╭──

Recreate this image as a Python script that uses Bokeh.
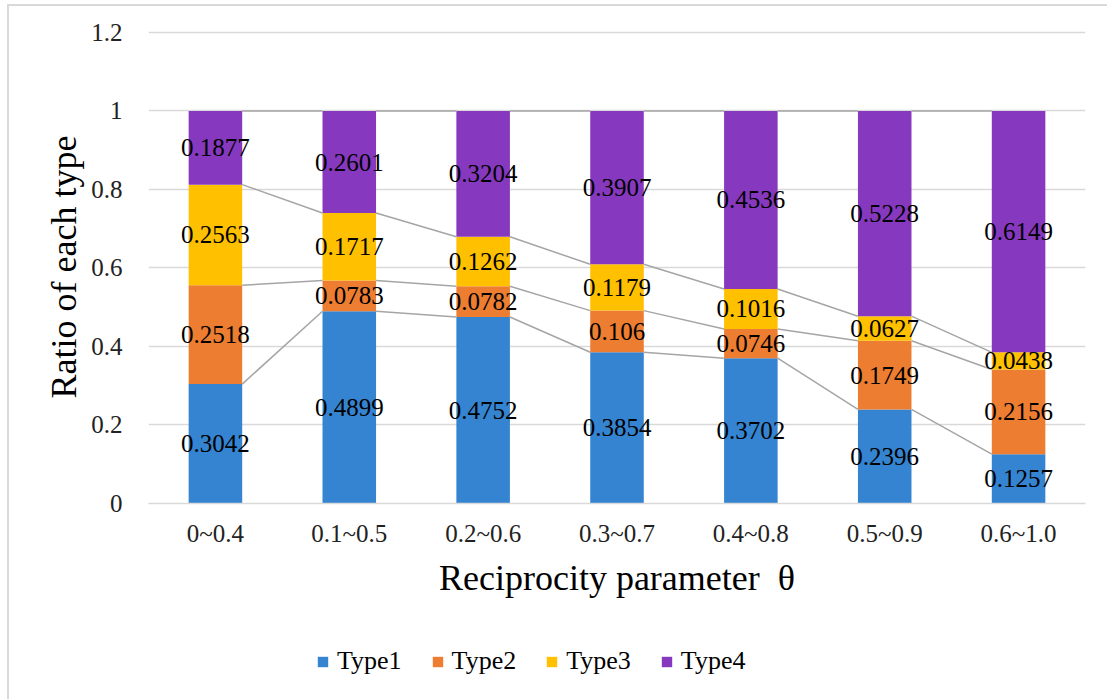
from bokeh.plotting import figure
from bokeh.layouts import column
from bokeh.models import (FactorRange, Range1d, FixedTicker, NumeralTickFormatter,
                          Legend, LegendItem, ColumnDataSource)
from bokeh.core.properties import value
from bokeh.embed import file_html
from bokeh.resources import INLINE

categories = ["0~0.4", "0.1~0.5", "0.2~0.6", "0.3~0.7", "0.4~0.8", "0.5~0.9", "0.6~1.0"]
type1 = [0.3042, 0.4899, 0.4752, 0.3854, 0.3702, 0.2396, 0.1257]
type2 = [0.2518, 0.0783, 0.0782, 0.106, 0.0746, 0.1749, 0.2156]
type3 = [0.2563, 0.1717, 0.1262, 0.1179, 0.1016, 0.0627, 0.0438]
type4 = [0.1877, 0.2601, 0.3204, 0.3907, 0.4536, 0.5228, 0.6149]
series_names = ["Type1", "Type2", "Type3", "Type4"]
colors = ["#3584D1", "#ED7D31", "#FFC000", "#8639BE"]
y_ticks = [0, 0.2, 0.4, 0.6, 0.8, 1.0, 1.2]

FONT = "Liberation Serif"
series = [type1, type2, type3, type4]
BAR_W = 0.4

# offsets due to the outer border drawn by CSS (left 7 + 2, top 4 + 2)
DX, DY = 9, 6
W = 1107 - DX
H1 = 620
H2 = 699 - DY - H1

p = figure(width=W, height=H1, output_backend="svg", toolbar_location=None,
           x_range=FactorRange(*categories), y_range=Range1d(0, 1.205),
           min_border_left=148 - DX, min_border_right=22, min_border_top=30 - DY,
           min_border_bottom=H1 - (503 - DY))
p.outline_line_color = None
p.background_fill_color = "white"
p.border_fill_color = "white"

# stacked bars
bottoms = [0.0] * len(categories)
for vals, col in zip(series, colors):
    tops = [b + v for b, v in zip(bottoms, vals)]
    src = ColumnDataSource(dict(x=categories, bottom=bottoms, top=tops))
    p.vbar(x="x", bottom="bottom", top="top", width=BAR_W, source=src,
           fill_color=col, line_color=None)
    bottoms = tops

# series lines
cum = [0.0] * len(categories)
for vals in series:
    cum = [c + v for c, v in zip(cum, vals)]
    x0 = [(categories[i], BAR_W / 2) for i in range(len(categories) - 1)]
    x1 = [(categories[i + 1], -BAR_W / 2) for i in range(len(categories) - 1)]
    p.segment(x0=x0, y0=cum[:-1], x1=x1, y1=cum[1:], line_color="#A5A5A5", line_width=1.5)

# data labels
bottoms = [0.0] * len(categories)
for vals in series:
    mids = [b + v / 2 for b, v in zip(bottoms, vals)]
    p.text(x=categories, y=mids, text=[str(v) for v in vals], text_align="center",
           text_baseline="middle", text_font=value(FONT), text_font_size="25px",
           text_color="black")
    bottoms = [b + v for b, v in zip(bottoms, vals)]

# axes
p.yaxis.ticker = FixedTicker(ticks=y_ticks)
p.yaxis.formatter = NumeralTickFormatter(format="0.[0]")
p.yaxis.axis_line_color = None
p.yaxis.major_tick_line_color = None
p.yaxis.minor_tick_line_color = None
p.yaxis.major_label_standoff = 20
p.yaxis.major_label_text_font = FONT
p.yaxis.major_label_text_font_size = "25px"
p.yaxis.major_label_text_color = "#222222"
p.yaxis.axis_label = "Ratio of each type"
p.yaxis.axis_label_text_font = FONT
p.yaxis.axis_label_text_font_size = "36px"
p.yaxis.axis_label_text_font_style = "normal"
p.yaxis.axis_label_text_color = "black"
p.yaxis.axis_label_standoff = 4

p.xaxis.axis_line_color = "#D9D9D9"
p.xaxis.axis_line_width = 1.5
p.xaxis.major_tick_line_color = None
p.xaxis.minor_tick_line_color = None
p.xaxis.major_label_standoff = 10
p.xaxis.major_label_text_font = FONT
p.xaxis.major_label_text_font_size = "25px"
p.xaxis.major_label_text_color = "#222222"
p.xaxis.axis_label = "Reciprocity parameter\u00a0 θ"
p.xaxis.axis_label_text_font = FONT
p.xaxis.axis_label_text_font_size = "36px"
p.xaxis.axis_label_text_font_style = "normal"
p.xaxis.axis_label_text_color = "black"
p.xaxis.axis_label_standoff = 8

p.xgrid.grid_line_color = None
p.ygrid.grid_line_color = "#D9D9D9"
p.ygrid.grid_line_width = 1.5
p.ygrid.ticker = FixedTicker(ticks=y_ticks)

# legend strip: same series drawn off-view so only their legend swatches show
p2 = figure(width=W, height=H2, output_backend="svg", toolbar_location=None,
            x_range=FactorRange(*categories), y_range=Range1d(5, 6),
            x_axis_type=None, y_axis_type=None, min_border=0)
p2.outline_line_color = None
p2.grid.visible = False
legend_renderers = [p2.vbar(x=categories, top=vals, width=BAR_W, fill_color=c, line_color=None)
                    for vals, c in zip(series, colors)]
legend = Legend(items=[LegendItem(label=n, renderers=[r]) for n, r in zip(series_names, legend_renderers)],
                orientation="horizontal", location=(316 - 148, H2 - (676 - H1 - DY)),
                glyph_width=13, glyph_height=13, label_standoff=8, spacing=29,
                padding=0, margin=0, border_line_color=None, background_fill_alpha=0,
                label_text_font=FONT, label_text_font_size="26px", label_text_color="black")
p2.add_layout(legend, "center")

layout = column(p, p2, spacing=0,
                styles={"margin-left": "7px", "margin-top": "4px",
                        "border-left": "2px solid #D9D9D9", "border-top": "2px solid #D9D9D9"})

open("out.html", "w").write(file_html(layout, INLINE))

╰──

Task statement: Repeat, with no pictures, each line from the beginning of the data through the line containing "from bokeh.resources import INLINE", inclusive.

Response to this exercise:
Recreate this image as a Python script that uses Bokeh.
from bokeh.plotting import figure
from bokeh.layouts import column
from bokeh.models import (FactorRange, Range1d, FixedTicker, NumeralTickFormatter,
                          Legend, LegendItem, ColumnDataSource)
from bokeh.core.properties import value
from bokeh.embed import file_html
from bokeh.resources import INLINE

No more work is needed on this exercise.